Kant exemplifica demonstrando com a matemática; ora, "o conceito de quantidade, procura apoio e sentido no número, e este, por sua vez, nos dedos, nas esferas de coral das tábuas de calcular, ou nos traços e pontos que se põem diante dos olhos".

Portanto, mesmo que o conceito seja a priori, é necessário que se realize na experiência sensível (fenômenos), pois do contrário seria um conceito vazio e sem sentido (isso se aplica a todas as categorias).

Ainda reforça sua tese, e exemplifica também com os conceitos de grandeza, de causalidade, pela contingência, de comunidade; e concluí que é uma ilusão tomar "a possibilidade lógica do conceito (onde não há contradição), pela possibilidade transcendental das coisas"; ora, todas as categorias só podem ser determinadas, significadas e realizadas, por meio de uma condição sensível (fenômeno).  Daí, concluí-se que todos os conceitos puros do entendimento não são para o uso transcendental, e sim para o uso empírico.

Após evidenciar que não é possível ao entendimento ultrapassar os limites do sensível (fenômenos), Kant alerta para a ontologia, que "se arroga conhecimentos sintéticos a priori das coisas em si", de modo que, propõem a sua substituição pela "analítica do entendimento puro" [1]; Demonstra que as categorias puras não são suficientes para formar "princípios sintéticos a priori", "que os princípios do entendimento têm apenas uso empírico e nunca transcendental e que, para além do campo da experiência possível, não pode haver juízos sintéticos a priori".

Significa que as categorias puras, isto é, ausentes de condições sensíveis, possuem significado transcendental, porém, nunca o uso transcendental, ora, tal uso é impossível.

Em seguida, Kant define os númenos em dois modos:

·         Númenos negativos: "uma coisa na medida em que não é objeto da nossa intuição sensível, abstraindo de nosso modo de a intuir".

·         Númenos positivos: "como objeto de uma intuição não sensível, modo particular de intuição, a intelectual, que, todavia, não é a nossa, de que nem podemos encarar a possibilidade".
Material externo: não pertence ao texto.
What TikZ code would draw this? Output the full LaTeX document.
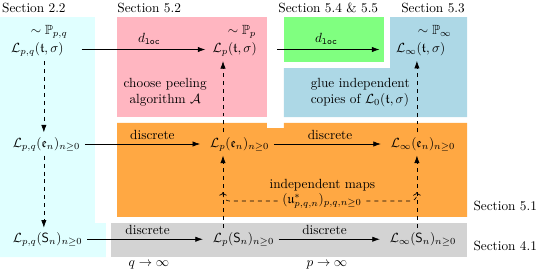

Kant admite os "númenos negativos", como que compondo a "doutrina da sensibilidade", pois são "as coisas que o entendimento deve pensar, independente da relação com nosso modo de intuir, portanto, não simplesmente como fenômenos, mas como coisa em si"; Tais "númenos negativos" são necessários para produção do conhecimento sensível e função das categorias; não admiti-los, nos levaria a intuir as coisas de outro modo, diferente da intuição sensível; "e o objeto seria então um númeno em sentido positivo", o que faria reconhecer a ontologia (citada acima) como possível.

Admitindo a intuição intelectual (racionalismo puro), onde as categorias ultrapassariam os objetos da experiência (o que é impossível), Kant, se restringe apenas ao "númeno negativo". Afinal, sem conhecimento empírico, não restaria conhecimento algum, pois não haveria objeto produzido pela afecção da sensibilidade.
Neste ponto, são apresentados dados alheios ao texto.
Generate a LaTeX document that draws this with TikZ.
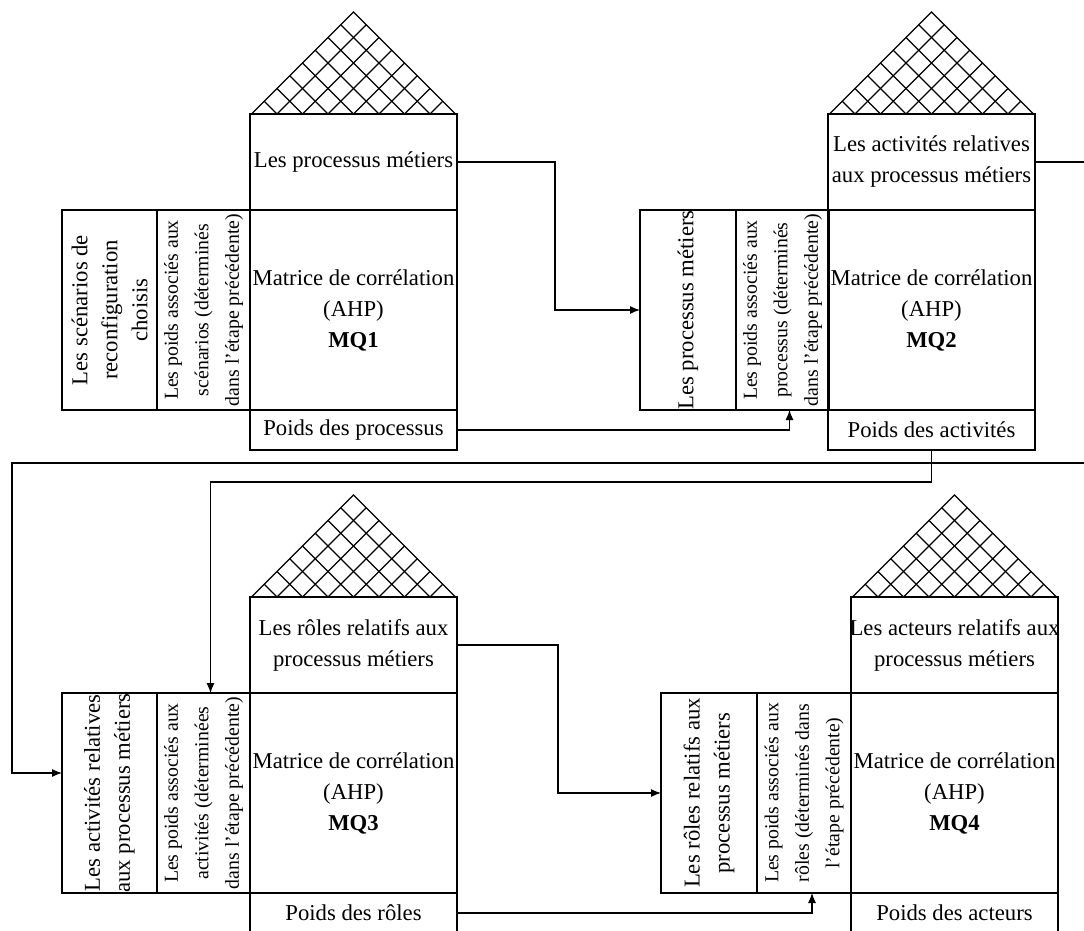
\documentclass[tikz,border=0pt]{standalone}
\usepackage{fontspec}
\setmainfont{Liberation Serif}
\usetikzlibrary{arrows.meta}

\begin{document}
\begin{tikzpicture}[>={Latex[length=10pt,width=8pt]}, x=1pt, y=-1pt, line width=1.1pt,
  box/.style={draw, inner sep=0pt, outer sep=0pt, align=center, font=\fontsize{22.7}{31}\selectfont},
  topbox/.style={box, minimum width=207pt, minimum height=96pt},
  matbox/.style={box, minimum width=207pt, minimum height=200pt},
  poidsbox/.style={box, minimum width=207pt, minimum height=40pt},
  sidebox/.style={box, rotate=90, minimum width=200pt, minimum height=95pt, font=\fontsize{22.7}{30}\selectfont},
  wbox/.style={sidebox, minimum height=93pt, font=\fontsize{19.8}{30.5}\selectfont}]
\useasboundingbox (0,0) rectangle (1084,930);

% Toits
\foreach \ax/\ay in {353.5/12, 931.5/12, 353.5/495, 954.5/495} {
  \draw (\ax-102,\ay+102) -- (\ax,\ay) -- (\ax+102,\ay+102);
  \foreach \k in {1,...,7} {
    \draw (\ax-102+\k*25.5,\ay+102) -- (\ax+\k*12.75,\ay+\k*12.75);
    \draw (\ax+102-\k*25.5,\ay+102) -- (\ax-\k*12.75,\ay+\k*12.75);
  }
}

% MQ1
\node[topbox] (top1) at (353.5,162) {Les processus métiers};
\node[matbox] (mat1) at (353.5,310) {Matrice de corrélation\\(AHP)\\\textbf{MQ1}};
\node[poidsbox] (poids1) at (353.5,430) {Poids des processus};
\node[sidebox] (lhs1) at (109.5,310) {Les scénarios de\\reconfiguration\\choisis};
\node[wbox] (pw1) at (203.5,310) {Les poids associés aux\\scénarios (déterminés\\dans l'étape précédente)};

% MQ2
\node[topbox] (top2) at (931.5,162) {Les activités relatives\\aux processus métiers};
\node[matbox] (mat2) at (931.5,310) {Matrice de corrélation\\(AHP)\\\textbf{MQ2}};
\node[poidsbox] (poids2) at (931.5,430) {Poids des activités};
\node[sidebox, minimum height=96pt] (lhs2) at (688,310) {Les processus métiers};
\node[wbox] (pw2) at (782.5,310) {Les poids associés aux\\processus (déterminés\\dans l'étape précédente)};

% MQ3
\node[topbox] (top3) at (353.5,645) {Les rôles relatifs aux\\processus métiers};
\node[matbox] (mat3) at (353.5,793) {Matrice de corrélation\\(AHP)\\\textbf{MQ3}};
\node[poidsbox] (poids3) at (353.5,913) {Poids des rôles};
\node[sidebox] (lhs3) at (109.5,793) {Les activités relatives\\aux processus métiers};
\node[wbox] (pw3) at (203.5,793) {Les poids associés aux\\activités (déterminées\\dans l'étape précédente)};

% MQ4
\node[topbox] (top4) at (954.5,645) {\makebox[0pt]{Les acteurs relatifs aux}\\processus métiers};
\node[matbox] (mat4) at (954.5,793) {Matrice de corrélation\\(AHP)\\\textbf{MQ4}};
\node[poidsbox] (poids4) at (954.5,913) {Poids des acteurs};
\node[sidebox, minimum height=96pt] (lhs4) at (709,793) {Les rôles relatifs aux\\processus métiers};
\node[wbox, minimum height=94pt] (pw4) at (804,793) {Les poids associés aux\\rôles (déterminés dans\\l'étape précédente)};

% Liaisons
\coordinate (turnR) at (1115,463);
\coordinate (turnL) at (12,463);
\draw[->] (top1.east) -- ++(98,0) |- (lhs2.north);
\draw[->] (poids1.east) -| ([xshift=7pt]pw2.west);
\draw[->] (top2.east) -| (turnR) -- (turnL) |- ([yshift=20pt]lhs3.north);
\draw[->] (poids2.south) -- ++(0,32) -| ([xshift=7pt]pw3.east);
\draw[->] (top3.east) -- ++(101,0) |- (lhs4.north);
\draw[->] (poids3.east) -| ([xshift=8pt]pw4.west);
\end{tikzpicture}
\end{document}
Já que Kant concebe a necessidade dos númenos negativos na produção do conhecimento empírico (mesmo que exista fora da intuição sensível), vejamos o que diz acerca de sua compreensão:

"... não é possível compreender a possibilidade de tais númenos, e o que se estende para além da esfera dos fenômenos é (para nós) vazio; quer dizer, temos um entendimento que, problematicamente, se estende para além dos fenômenos, mas não temos nenhuma intuição, nem sequer o conceito de uma intuição possível, pelo meio da qual nos sejam dados conhecimentos fora do campo da sensibilidade, e assim o entendimento possa ser usado assertoricamente para além da sensibilidade".
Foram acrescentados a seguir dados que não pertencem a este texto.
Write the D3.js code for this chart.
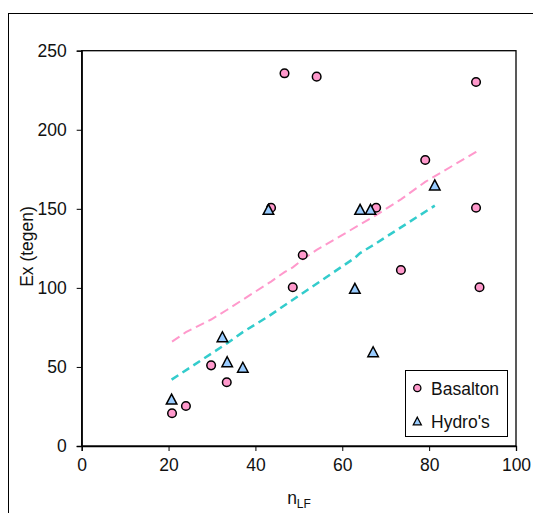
<!DOCTYPE html>
<html>
<head>
<meta charset="utf-8">
<script src="https://cdn.jsdelivr.net/npm/d3@7"></script>
<style>
  html, body { margin: 0; padding: 0; background: #fff; }
  svg { display: block; font-family: "Liberation Sans", Arial, sans-serif; }
</style>
</head>
<body>
<svg id="chart" width="533" height="513"></svg>
<script>
// ---- data ----
const basaltonX = [20.8, 24.0, 29.8, 33.4, 48.6, 46.7, 54.1, 43.6, 50.9, 79.1, 67.8, 90.8, 73.5, 91.6, 90.8];
const basaltonY = [20.7, 25.3, 51.0, 40.3, 100.4, 235.7, 233.6, 150.7, 120.8, 180.9, 150.7, 150.7, 111.3, 100.4, 230.2];
const hydroX = [20.7, 32.4, 33.5, 37.1, 43.0, 64.1, 66.5, 81.3, 62.9, 67.1];
const hydroY = [29.7, 69.1, 53.3, 49.8, 149.7, 149.7, 149.7, 165.1, 99.7, 59.6];
const basaltonFitX = [20.8, 24.0, 29.8, 33.4, 43.6, 46.7, 48.6, 50.9, 54.1, 67.8, 73.5, 79.1, 90.8, 91.6];
const basaltonFitY = [66, 72, 80, 86, 104, 110, 113, 118, 124, 146, 156, 167, 186, 188];
const hydroFitX = [20.7, 32.4, 33.5, 37.1, 43.0, 62.9, 64.1, 66.5, 67.1, 81.3];
const hydroFitY = [42, 63, 65, 72, 82, 119, 122, 126, 127, 152];
const xTicks = [0, 20, 40, 60, 80, 100];
const yTicks = [0, 50, 100, 150, 200, 250];
const seriesNames = ["Basalton", "Hydro's"];

const svg = d3.select("#chart");
const x = d3.scaleLinear().domain([0, 100]).range([81.7, 516]);
const y = d3.scaleLinear().domain([0, 250]).range([446, 50.7]);

// outer chart border
svg.append("rect").attr("x", 8.5).attr("y", 13.5).attr("width", 540).attr("height", 520)
  .attr("fill", "none").attr("stroke", "#000").attr("stroke-width", 1);

// plot frame
svg.append("rect").attr("x", x(0)).attr("y", y(250)).attr("width", x(100) - x(0)).attr("height", y(0) - y(250))
  .attr("fill", "none").attr("stroke", "#000").attr("stroke-width", 1.3);

// axes
const xAxis = svg.append("g").attr("transform", `translate(0,${y(0)})`)
  .call(d3.axisBottom(x).tickValues(xTicks).tickSize(5).tickPadding(8).tickFormat(d3.format("d")));
const yAxis = svg.append("g").attr("transform", `translate(${x(0)},0)`)
  .call(d3.axisLeft(y).tickValues(yTicks).tickSize(5).tickPadding(10).tickFormat(d3.format("d")));
[xAxis, yAxis].forEach(g => {
  g.select(".domain").attr("stroke", "#000").attr("stroke-width", 1.3);
  g.selectAll(".tick line").attr("stroke", "#000").attr("stroke-width", 1);
  g.selectAll(".tick text").attr("fill", "#111").style("font-size", "17.5px")
    .style("font-family", '"Liberation Sans", Arial, sans-serif');
});

// fitted lines
const line = d3.line().x(d => x(d[0])).y(d => y(d[1]));
svg.append("path").datum(basaltonFitX.map((v, i) => [v, basaltonFitY[i]]))
  .attr("d", line).attr("fill", "none").attr("stroke", "#ff99cc")
  .attr("stroke-width", 2).attr("stroke-dasharray", "9,5");
svg.append("path").datum(hydroFitX.map((v, i) => [v, hydroFitY[i]]))
  .attr("d", line).attr("fill", "none").attr("stroke", "#33cccc")
  .attr("stroke-width", 2.5).attr("stroke-dasharray", "8,5");

// markers
const tri = d3.symbol().type(d3.symbolTriangle);
function triPath(w) {
  const h = w * 0.95;
  return `M0,${-h / 2}L${w / 2},${h / 2}L${-w / 2},${h / 2}Z`;
}
svg.append("g").selectAll("circle").data(basaltonX.map((v, i) => [v, basaltonY[i]]))
  .join("circle").attr("cx", d => x(d[0])).attr("cy", d => y(d[1])).attr("r", 4.3)
  .attr("fill", "#ff99cc").attr("stroke", "#000").attr("stroke-width", 1.5);
svg.append("g").selectAll("path").data(hydroX.map((v, i) => [v, hydroY[i]]))
  .join("path").attr("transform", d => `translate(${x(d[0])},${y(d[1])})`)
  .attr("d", triPath(10.5))
  .attr("fill", "#99ccff").attr("stroke", "#000").attr("stroke-width", 1.5).attr("stroke-linejoin", "miter");

// legend
const lg = svg.append("g");
lg.append("rect").attr("x", 405.5).attr("y", 370.5).attr("width", 102).attr("height", 66)
  .attr("fill", "#fff").attr("stroke", "#000").attr("stroke-width", 1);
lg.append("circle").attr("cx", 417.3).attr("cy", 388).attr("r", 3.6)
  .attr("fill", "#ff99cc").attr("stroke", "#000").attr("stroke-width", 1.3);
lg.append("path").attr("transform", "translate(417.3,421)").attr("d", triPath(8))
  .attr("fill", "#99ccff").attr("stroke", "#000").attr("stroke-width", 1.3);
lg.append("text").attr("x", 431).attr("y", 394.5).text(seriesNames[0])
  .style("font-size", "17.5px").attr("fill", "#111");
lg.append("text").attr("x", 431).attr("y", 427.5).text(seriesNames[1])
  .style("font-size", "17.5px").attr("fill", "#111");

// axis titles
svg.append("text").attr("transform", "translate(33,246.5) rotate(-90)")
  .attr("text-anchor", "middle").style("font-size", "17.5px").attr("fill", "#111").text("Ex (tegen)");
const xt = svg.append("text").attr("x", 299).attr("y", 504).attr("text-anchor", "middle")
  .style("font-size", "17.5px").attr("fill", "#111");
xt.append("tspan").text("n");
xt.append("tspan").attr("dy", 4).style("font-size", "12px").text("LF");
</script>
</body>
</html>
Entretanto, nem por isso o númeno é "... uma ficção arbitrária, pelo contrário encadeia-se, com a limitação da sensibilidade, sem toda via poder estabelecer algo positivo fora do âmbito desta".

 

Segundo Kant, o númeno não pode ser considerado um objeto inteligível, apenas um problema, "uma possibilidade da qual não podemos ter a mínima representação".

Afinal, nossas sensibilidades são limitadas pelo entendimento de modo negativo, "em virtude de denominar númenos as coisas em si."


[1] "É importante esclarecer que tal crítica à "ontologia", não fere a ontologia clássica, pois se refere à ontologia racionalista ou dogmática, que é puramente tautológica; ora, a razão pura que exercita e procede só na base dos seus conceitos e dos seus princípios; de tal modo, ela não ultrapassa a possibilidade e a coerência de seu pensamento, a pensabilidade, e por isso não atinge a coisa em si ou o ser. Significa que uma ontologia que não atinge o ser, é uma ontologia que se auto-suprime: não é ontologia. Neste relevo a crítica Kantiana, embora negativa, é irrefutável; afinal, sem referencias ao ser, sem encontro com ele, toda ontologia é impossível, e no caso que se dê uma ontologia, é ilusória". ("Metafísica" – curso Sistemático; de Aniceto Molinaro; Ed, Paulus).